* _DESCRIPTION OF THE TASK_
Please quote exactly the opening lines of the data, from the first line to the one where "ax = fig.add_axes([0.0763, 0.1278, 0.9103, 0.78])" appears.

* _INFORMATION PROVIDED_
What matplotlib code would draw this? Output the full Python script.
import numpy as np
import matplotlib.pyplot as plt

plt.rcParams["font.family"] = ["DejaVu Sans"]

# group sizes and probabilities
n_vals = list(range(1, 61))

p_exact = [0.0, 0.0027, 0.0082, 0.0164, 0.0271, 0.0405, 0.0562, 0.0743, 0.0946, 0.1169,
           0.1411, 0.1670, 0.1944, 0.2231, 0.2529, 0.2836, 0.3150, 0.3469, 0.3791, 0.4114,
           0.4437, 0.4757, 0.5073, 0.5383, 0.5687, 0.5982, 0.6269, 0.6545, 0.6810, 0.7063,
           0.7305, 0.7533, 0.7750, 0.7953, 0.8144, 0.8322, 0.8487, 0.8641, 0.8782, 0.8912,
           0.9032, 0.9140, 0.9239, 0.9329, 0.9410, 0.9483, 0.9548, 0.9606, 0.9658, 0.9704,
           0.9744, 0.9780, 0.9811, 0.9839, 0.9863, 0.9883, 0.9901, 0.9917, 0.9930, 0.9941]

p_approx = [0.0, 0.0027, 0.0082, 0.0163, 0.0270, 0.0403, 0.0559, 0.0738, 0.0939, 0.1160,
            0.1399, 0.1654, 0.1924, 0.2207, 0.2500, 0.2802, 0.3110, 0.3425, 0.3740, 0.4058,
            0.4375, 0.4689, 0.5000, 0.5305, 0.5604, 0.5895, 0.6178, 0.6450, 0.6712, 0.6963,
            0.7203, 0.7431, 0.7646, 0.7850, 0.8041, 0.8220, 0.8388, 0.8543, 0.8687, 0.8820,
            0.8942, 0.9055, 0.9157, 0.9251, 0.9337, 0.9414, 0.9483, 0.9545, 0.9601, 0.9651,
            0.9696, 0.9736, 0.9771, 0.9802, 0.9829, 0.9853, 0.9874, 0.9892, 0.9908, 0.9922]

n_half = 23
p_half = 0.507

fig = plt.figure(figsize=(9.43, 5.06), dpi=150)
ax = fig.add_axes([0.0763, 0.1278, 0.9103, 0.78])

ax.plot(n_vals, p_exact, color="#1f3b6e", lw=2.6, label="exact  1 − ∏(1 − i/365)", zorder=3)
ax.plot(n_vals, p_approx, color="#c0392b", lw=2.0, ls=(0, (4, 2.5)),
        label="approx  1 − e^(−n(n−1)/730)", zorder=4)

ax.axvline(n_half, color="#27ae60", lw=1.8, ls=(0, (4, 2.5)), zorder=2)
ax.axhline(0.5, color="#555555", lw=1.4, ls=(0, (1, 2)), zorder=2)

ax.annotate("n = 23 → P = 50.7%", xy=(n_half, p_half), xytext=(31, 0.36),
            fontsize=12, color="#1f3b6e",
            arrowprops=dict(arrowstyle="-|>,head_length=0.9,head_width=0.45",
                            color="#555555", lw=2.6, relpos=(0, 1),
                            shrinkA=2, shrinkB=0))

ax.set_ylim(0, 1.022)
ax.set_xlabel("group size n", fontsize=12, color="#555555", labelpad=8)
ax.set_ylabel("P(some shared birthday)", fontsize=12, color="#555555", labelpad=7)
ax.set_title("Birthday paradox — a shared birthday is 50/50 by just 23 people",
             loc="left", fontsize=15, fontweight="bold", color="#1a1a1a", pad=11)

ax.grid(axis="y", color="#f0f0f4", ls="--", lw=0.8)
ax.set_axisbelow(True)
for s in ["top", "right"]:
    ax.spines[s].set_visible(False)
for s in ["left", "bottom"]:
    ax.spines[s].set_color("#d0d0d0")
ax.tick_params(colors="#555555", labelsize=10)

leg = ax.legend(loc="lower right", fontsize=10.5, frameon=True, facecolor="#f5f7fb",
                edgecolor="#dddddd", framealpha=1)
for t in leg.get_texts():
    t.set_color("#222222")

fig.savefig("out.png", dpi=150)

* _TASK ANSWER_
What matplotlib code would draw this? Output the full Python script.
import numpy as np
import matplotlib.pyplot as plt

plt.rcParams["font.family"] = ["DejaVu Sans"]

# group sizes and probabilities
n_vals = list(range(1, 61))

p_exact = [0.0, 0.0027, 0.0082, 0.0164, 0.0271, 0.0405, 0.0562, 0.0743, 0.0946, 0.1169,
           0.1411, 0.1670, 0.1944, 0.2231, 0.2529, 0.2836, 0.3150, 0.3469, 0.3791, 0.4114,
           0.4437, 0.4757, 0.5073, 0.5383, 0.5687, 0.5982, 0.6269, 0.6545, 0.6810, 0.7063,
           0.7305, 0.7533, 0.7750, 0.7953, 0.8144, 0.8322, 0.8487, 0.8641, 0.8782, 0.8912,
           0.9032, 0.9140, 0.9239, 0.9329, 0.9410, 0.9483, 0.9548, 0.9606, 0.9658, 0.9704,
           0.9744, 0.9780, 0.9811, 0.9839, 0.9863, 0.9883, 0.9901, 0.9917, 0.9930, 0.9941]

p_approx = [0.0, 0.0027, 0.0082, 0.0163, 0.0270, 0.0403, 0.0559, 0.0738, 0.0939, 0.1160,
            0.1399, 0.1654, 0.1924, 0.2207, 0.2500, 0.2802, 0.3110, 0.3425, 0.3740, 0.4058,
            0.4375, 0.4689, 0.5000, 0.5305, 0.5604, 0.5895, 0.6178, 0.6450, 0.6712, 0.6963,
            0.7203, 0.7431, 0.7646, 0.7850, 0.8041, 0.8220, 0.8388, 0.8543, 0.8687, 0.8820,
            0.8942, 0.9055, 0.9157, 0.9251, 0.9337, 0.9414, 0.9483, 0.9545, 0.9601, 0.9651,
            0.9696, 0.9736, 0.9771, 0.9802, 0.9829, 0.9853, 0.9874, 0.9892, 0.9908, 0.9922]

n_half = 23
p_half = 0.507

fig = plt.figure(figsize=(9.43, 5.06), dpi=150)
ax = fig.add_axes([0.0763, 0.1278, 0.9103, 0.78])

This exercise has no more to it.